GERMANY | Tuesday, 19 August 2014 | Views [1378]

My tour guide made me cry today. Not an uncontrollable sob, like when I said goodbye to my fiancé at the airport for four more months apart, but a heart-wrenching painful stream of tears that I could not fight back. I was thankful for sunglasses to cover my shame.

Like most American high school students, most of what I learned about the end of World War II and the entirety of the Cold War happened over a 3-4 week period in high school.  I had a basic grasp of the holocaust and the aftermath that followed. Or so I thought. Clearly it was not nearly basic enough.

In just under three hours, our expert tour guide, Rob McCracken, with Sandemans New Europe Tours had reduced my knowledge of Germany, the Berlin Wall, and the Cold War to rubble, leaving me in a puddle of tears at the significance of what I had overlooked.

In my mind, the wall had always been more of a symbol of separation than anything else. That was the impression I made, and though I knew people were not allowed to go from side to side, I did not realize what that actually meant. It meant there was actually more than one wall; there were three. It meant those who tried to escape or approach could be shot, attacked by dogs, or even impaled on spikes buried in the ground. It wasn’t just a wall as I had thought.

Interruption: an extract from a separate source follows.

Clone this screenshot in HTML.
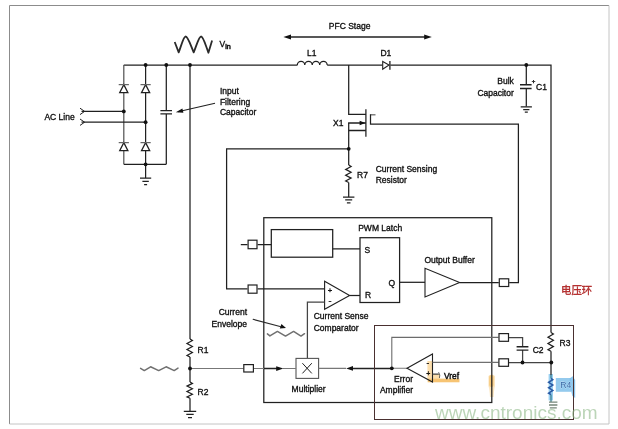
<!DOCTYPE html>
<html><head><meta charset="utf-8"><title>PFC Stage</title>
<style>
html,body{margin:0;padding:0;background:#fff;}
svg{display:block;will-change:transform;}
text{font-family:"Liberation Sans","Noto Sans CJK SC",sans-serif;fill:#101010;stroke:#101010;stroke-width:.33px;}
</style></head>
<body>
<svg width="618" height="429" viewBox="0 0 618 429">
<rect width="618" height="429" fill="#fff"/>
<g fill="none" stroke-width="1">
<path d="M9.5,424 V5.5 H609" stroke="#8c8c8c"/>
<path d="M609,5.5 V424 H9.5" stroke="#c4c4c4"/>
</g>
<g stroke="none">
<rect x="548.6" y="374" width="4.4" height="26.4" fill="#8fcbf0" opacity=".9"/>
<rect x="555.8" y="378" width="15.4" height="13.8" fill="#79bde9" opacity=".8"/>
<path d="M569.6,378.6 L572.6,376.2 L575.2,380 V398 L572.4,396 L570.4,388 Z" fill="#7cc0ec" opacity=".85"/>
<path d="M488.4,376 q3.4,-3 6.6,0 v10 q-1,3 -1.4,11 h-3.6 q-0.4,-8 -1.6,-11 z" fill="#f7c15f" opacity=".4"/>
<rect x="489.2" y="375" width="4.4" height="12" rx="2" fill="#f4ae3c" opacity=".5"/>
<path d="M427.4,361 H432.4 V374 H440 V378.7 H459.4 V382.2 H427.4 Z" fill="#f8c269" opacity=".55"/>
<rect x="428" y="378.7" width="31.4" height="3.5" fill="#f3a93a" opacity=".5"/>
</g>
<g fill="none" stroke="#202020" stroke-width="1.25" stroke-linejoin="miter">
<path d="M123.8,65.0 H297.5"/>
<path d="M297.3,65.0 a3.737,3.70 0 0 1 7.475,0 a3.737,3.70 0 0 1 7.475,0 a3.737,3.70 0 0 1 7.475,0 a3.737,3.70 0 0 1 7.475,0 "/>
<path d="M327.2,65.0 H382.6 M390.4,65.0 H551.0 V332.5"/>
<path d="M123.8,65.0 V164.3" stroke="#555"/>
<path d="M145.6,65.0 V178"/>
<path d="M166.3,65.0 V110.6 M166.3,113.9 V164.3"/>
<path d="M123.8,164.3 H166.3"/>
<path d="M160.4,110.6 H172 M160.4,113.9 H172" stroke-width="1.4"/>
<path d="M123.8,84.6 L127.89999999999999,92.7 H119.7 Z" fill="#fff"/><path d="M118.7,84.6 H128.9" stroke="#666"/>
<path d="M145.6,84.6 L149.7,92.7 H141.5 Z" fill="#fff"/><path d="M140.5,84.6 H150.7" stroke="#666"/>
<path d="M123.8,142.6 L127.89999999999999,150.6 H119.7 Z" fill="#fff"/><path d="M118.7,142.6 H128.9" stroke="#666"/>
<path d="M145.6,142.6 L149.7,150.6 H141.5 Z" fill="#fff"/><path d="M140.5,142.6 H150.7" stroke="#666"/>
<path d="M140.00,178.20 H151.20 M142.40,181.40 H148.80 M144.10,184.60 H147.10 "/>
<path d="M81.5,111.4 H123.8 M81.5,122.2 H145.6"/>
<path d="M80,108.2 L84.6,111.4 L80,114.6 M80,119 L84.6,122.2 L80,125.4" stroke-width="1"/>
<path d="M190.0,65.0 V339 M190.0,357 V382 M190.0,398.3 V411.3"/>
<path d="M190.00,339.00 L192.40,340.50 L187.00,343.50 L192.40,346.50 L187.00,349.50 L192.40,352.50 L187.00,355.50 L190.00,357.00"/>
<path d="M190.00,382.00 L192.40,383.36 L187.00,386.07 L192.40,388.79 L187.00,391.51 L192.40,394.23 L187.00,396.94 L190.00,398.30"/>
<path d="M183.80,411.30 H196.20 M186.30,414.40 H193.70 M188.00,417.50 H192.00 "/>
<path d="M174.7,42 L178.7,52.4 C181.2,46 183.4,36.5 185.7,36.5 C188,36.5 191,46 193.7,52.4 C196.4,46 198.8,36.5 201.1,36.5 C203.4,36.5 206,46.5 208.4,52.7 L212.1,40.6" stroke-width="1.8" stroke="#2a2a2a" stroke-linejoin="round"/>
<path d="M215,103.2 L178,111.7" stroke-width="1.15"/>
<path d="M289,37 H426" stroke-width="1.45"/>
<path d="M382.7,61.4 V69.3 L389,65.0 Z" fill="#fff" stroke-width="1.1"/><path d="M389.9,61 V69.7" stroke-width="1.3"/>
<path d="M526.3,65.0 V84.8 M526.3,88.5 V106.6"/>
<path d="M520,84.8 H531.6 M520,88.5 H531.6" stroke-width="1.4"/>
<path d="M520.70,106.80 H531.90 M523.20,109.50 H529.40 M524.80,112.20 H527.80 "/>
<path d="M348.7,65.0 V114.4 H365.9 M365.9,109.3 V136.8 M348.7,123 V165 M348.7,182.5 V197"/>
<path d="M348.09999999999997,123 H365.9 M348.7,130.6 H365.9" stroke-width="1.5"/>
<path d="M370.5,114.8 H375.5" stroke="#666"/>
<path d="M370.5,114.3 V124.2 H518.4 V282.5 H509.2"/>
<path d="M348.70,165.00 L351.10,166.46 L345.70,169.38 L351.10,172.29 L345.70,175.21 L351.10,178.12 L345.70,181.04 L348.70,182.50"/>
<path d="M343.00,197.00 H354.40 M345.20,199.90 H352.20 M346.90,202.80 H350.50 "/>
<path d="M348.7,148.8 H226.6 V288.8 H247.5 M257.6,288.8 H324.6"/>
<rect x="263.8" y="217.7" width="228" height="184.8"/>
<rect x="271.3" y="229.6" width="61.4" height="27.6"/>
<path d="M240.8,244.5 H247.5 M257.6,244.5 H271.3 M332.7,248.9 H360"/>
<rect x="248.10" y="240.20" width="8.90" height="8.50" fill="#fff" stroke-width="1.2"/>
<rect x="248.10" y="285.00" width="8.90" height="8.20" fill="#fff" stroke-width="1.2"/>
<rect x="360" y="237.7" width="39.6" height="64.8"/>
<path d="M399.6,282.3 H425"/>
<path d="M324.6,281.3 V309.3 L349.6,295.5 Z" stroke-width="1.1"/>
<path d="M349.6,295.5 H360"/>
<path d="M324.6,302 H307.4 V358" stroke="#444"/>
<path d="M425,268.3 V297 L459.6,282.5 Z" stroke-width="1.1"/>
<path d="M459.6,282.5 H498.8"/>
<rect x="499.30" y="278.80" width="9.40" height="7.70" fill="#fff" stroke-width="1.2"/>
<rect x="296" y="358.4" width="22.6" height="20" stroke-width="1.1" stroke="#555"/>
<path d="M302.4,363.2 L311.8,373.4 M311.8,363.2 L302.4,373.4" stroke-width="1"/>
<path d="M190.0,368.5 H243.6 M253.6,368.5 H264 M283,368.5 H296" stroke="#777" stroke-width="1.1"/>
<path d="M264,368.5 H278" stroke="#222" stroke-width="1.5"/>
<rect x="243.80" y="364.60" width="9.60" height="7.40" fill="#fff" stroke-width="1.2"/>
<path d="M318.6,368.4 H346 M391.8,368.3 H407.4" stroke="#777" stroke-width="1.1"/>
<path d="M350,368.4 H391.8" stroke="#222" stroke-width="1.5"/>
<path d="M432.5,354 V382 L407,368.3 Z" stroke-width="1.1"/>
<path d="M432.5,362.4 H498.5" stroke="#707070" stroke-width="1.1"/>
<path d="M509,362.5 H551.2 M432.5,374.2 H438.8" stroke="#444"/>
<path d="M438.6,372.2 Q440.6,375 439.4,378" stroke="#555" stroke-width="0.9"/>
<path d="M391.8,368.3 V337.4 H498.5" stroke="#6c6c6c" stroke-width="1.1"/>
<path d="M509,337.5 H522.6 V346.8 M522.6,350.1 V362.5" stroke="#444"/>
<path d="M516.6,346.8 H528.4 M516.6,350.1 H528.4" stroke-width="1.4"/>
<rect x="499.00" y="333.60" width="9.50" height="7.70" fill="#fff" stroke-width="1.2"/>
<rect x="498.90" y="358.80" width="9.60" height="7.50" fill="#fff" stroke-width="1.2"/>
<path d="M551.00,332.50 L553.40,334.07 L548.00,337.20 L553.40,340.33 L548.00,343.47 L553.40,346.60 L548.00,349.73 L551.00,351.30"/>
<path d="M551.0,351.3 V375"/>
<path d="M551.0,375 V378.3 M551.0,394.5 V402" stroke="#3b7f8f"/>
<path d="M551.00,378.30 L552.80,379.65 L548.60,382.35 L552.80,385.05 L548.60,387.75 L552.80,390.45 L548.60,393.15 L551.00,394.50" stroke="#2a5aa4" stroke-width="1.5"/>
<path d="M549,402.2 H557.4 M549,405 H557.4 M549.8,407.8 H556.8" stroke="#76877a" stroke-width="1.3"/>
</g>
<g fill="#111" stroke="none">
<path d="M283.4,37 L291,34.4 V39.6 Z"/>
<path d="M431.8,37 L424.2,34.4 V39.6 Z"/>
<path d="M175.8,112.2 L182.4,108.4 L183.4,112.8 Z"/>
<path d="M365.4,123 L359.6,120.8 V125.2 Z"/>
<path d="M283.4,368.6 L276.2,366.2 V371 Z"/>
<path d="M346.2,368.4 L353,366 V370.8 Z"/>
<path d="M286,328 L279.8,328.6 L281.4,324 Z"/>
<circle cx="145.6" cy="65.0" r="1.9" fill="#111" stroke="none"/>
<circle cx="166.3" cy="65.0" r="1.9" fill="#111" stroke="none"/>
<circle cx="190.0" cy="65.0" r="1.9" fill="#111" stroke="none"/>
<circle cx="526.3" cy="65.0" r="1.9" fill="#111" stroke="none"/>
<circle cx="123.8" cy="111.4" r="1.9" fill="#111" stroke="none"/>
<circle cx="145.6" cy="122.2" r="1.9" fill="#111" stroke="none"/>
<circle cx="145.6" cy="164.3" r="1.9" fill="#111" stroke="none"/>
<circle cx="348.7" cy="148.8" r="1.9" fill="#111" stroke="none"/>
<circle cx="190.0" cy="368.5" r="1.9" fill="#111" stroke="none"/>
<circle cx="391.8" cy="368.3" r="1.9" fill="#111" stroke="none"/>
<circle cx="522.5" cy="362.5" r="1.9" fill="#111" stroke="none"/>
<circle cx="551.3" cy="362.5" r="1.9" fill="#111" stroke="none"/>
</g>
<g fill="none" stroke="#707070" stroke-width="1.5" stroke-linejoin="round" stroke-linecap="round">
<path d="M140.6,368.4 L144.3,370.6 L150.6,366.8 L158.7,370.6 L166.1,366.8 L174.2,370.6 L178,368.1"/>
<path d="M267.4,333.9 L269.9,335.9 L277.4,331.4 L285.5,336.1 L293.6,331.4 L301,336.1 L304.5,333.7"/>
<path d="M253.1,319.3 L281,326.7" stroke="#2a2a2a" stroke-width="1.15"/>
</g>
<rect x="374.5" y="325.5" width="199" height="94" fill="none" stroke="#4a3030" stroke-width="1"/>
<g opacity="0.999">
<text x="44.4" y="119.6" text-anchor="start" font-size="8.5" >AC Line</text>
<text x="219.6" y="47" text-anchor="start" font-size="8.5" >V<tspan font-size="7.2" dy="2.4" style="stroke-width:.5px">in</tspan></text>
<text x="219.9" y="93.8" text-anchor="start" font-size="8.5" >Input</text>
<text x="219.9" y="104.8" text-anchor="start" font-size="8.5" >Filtering</text>
<text x="219.9" y="115.4" text-anchor="start" font-size="8.5" >Capacitor</text>
<text x="328.8" y="29.4" text-anchor="start" font-size="8.5" >PFC Stage</text>
<text x="307" y="55.6" text-anchor="start" font-size="8.5" >L1</text>
<text x="380.4" y="55.6" text-anchor="start" font-size="8.5" >D1</text>
<text x="513.8" y="84.3" text-anchor="end" font-size="8.5" >Bulk</text>
<text x="513.8" y="95.8" text-anchor="end" font-size="8.5" >Capacitor</text>
<text x="536" y="89.6" text-anchor="start" font-size="8.5" >C1</text>
<text x="531.8" y="82.6" text-anchor="start" font-size="6" font-weight="bold">+</text>
<text x="333" y="125.6" text-anchor="start" font-size="8.5" >X1</text>
<text x="357" y="177.6" text-anchor="start" font-size="8.5" >R7</text>
<text x="375.7" y="171.8" text-anchor="start" font-size="8.5" >Current Sensing</text>
<text x="375.7" y="182.6" text-anchor="start" font-size="8.5" >Resistor</text>
<text x="358.2" y="231.1" text-anchor="start" font-size="8.5" >PWM Latch</text>
<text x="364.4" y="252.6" text-anchor="start" font-size="8.5" >S</text>
<text x="388.6" y="286.3" text-anchor="start" font-size="8.5" >Q</text>
<text x="365" y="297.6" text-anchor="start" font-size="8.5" >R</text>
<text x="424.4" y="262.6" text-anchor="start" font-size="8.5" >Output Buffer</text>
<text x="313.7" y="318.8" text-anchor="start" font-size="8.5" >Current Sense</text>
<text x="313.7" y="330.7" text-anchor="start" font-size="8.5" >Comparator</text>
<text x="327.8" y="292.6" text-anchor="start" font-size="7.6" >+</text>
<text x="328.6" y="304.2" text-anchor="start" font-size="9" >-</text>
<text x="247" y="315.2" text-anchor="end" font-size="8.5" >Current</text>
<text x="247" y="327" text-anchor="end" font-size="8.5" >Envelope</text>
<text x="197.5" y="352.6" text-anchor="start" font-size="8.5" >R1</text>
<text x="197.5" y="394.6" text-anchor="start" font-size="8.5" >R2</text>
<text x="291.6" y="392" text-anchor="start" font-size="8.5" >Multiplier</text>
<text x="413" y="382" text-anchor="end" font-size="8.5" >Error</text>
<text x="413" y="392.6" text-anchor="end" font-size="8.5" >Amplifier</text>
<text x="444" y="379" text-anchor="start" font-size="8.4" style="stroke-width:.45px">Vref</text>
<text x="426.6" y="365.2" text-anchor="start" font-size="8" >-</text>
<text x="426.2" y="375.6" text-anchor="start" font-size="7" >+</text>
<text x="532.7" y="353" text-anchor="start" font-size="8.5" >C2</text>
<text x="559.5" y="346.3" text-anchor="start" font-size="8.5" >R3</text>
<text x="560.2" y="388.3" text-anchor="start" font-size="8.6" style="fill:#3a6aa6;stroke:#e4f1fb;stroke-width:.35px;paint-order:stroke">R4</text>
</g>
<text x="561" y="294.4" font-size="10.4" style="fill:#b02626;stroke:#b02626;stroke-width:.3px">电压环</text>
<text x="435" y="419.2" font-size="19" style="fill:#90ba8a;stroke:none" opacity=".6">www.cntronics.com</text>
</svg>
</body></html>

It was a death strip, as it was so aptly named.

But oddly enough, that wasn’t what struck me the most.

On August 13, 1961 at one o’clock in the morning, the wall was erected overnight.  If you had a job, family, fiancé, or even a house on the wrong side, it was all gone.  Couples were unexpectedly separated, families torn apart, all without warning. For some it would be 28 years before being reunited. Approximately 5,000 escaped, 1500 of which were young border guards, disliking murdering their own countrymen, seized opportunities to flee.

As I thought to my husband, who is thousands of miles away right now, in a different country, a different time zone, it became suddenly real to me. To fly home and be told I could no longer access a part of my country, could not see my husband indefinitely, possibly permanently. To wait 28 years before having an answer to all my questions: Is he still alive? Is he in Germany? Does he have a new family? Kids?  

The emotional turmoil must have been unbearable. It is no wonder there are 138 known deaths of those attempting to escape. One woman sewed herself into the seat of a car so a person with the proper identification could drive her across the border. Others attempted escape through Checkpoint Charlie, one of three access points mainly used for military, government, and diplomatic officials. The desperation was apparent, but the oppression was overwhelming

Twenty-eight years later, on November 9, 1989, a mistake at a press conference changed history. Once the borders were opened to the people, they were never closed and the cry of “We are one people” could be heard in the streets. Life would never be the same again for the people of Germany. It still will never be the same.

With such a tumultuous past, Germany is often given a negative reputation as a result of a historical leader. But how is the suffering of Germany being overlooked? Were they not also ravaged by the wars in some way? I had cried many times for the Jews, but had never contemplated crying for the Germans.

It is not one person that makes a country, not a government leader, religion, or social movement. It is the people. And with most of the wall torn down, I could finally see the immense suffering and angst of the people on both sides.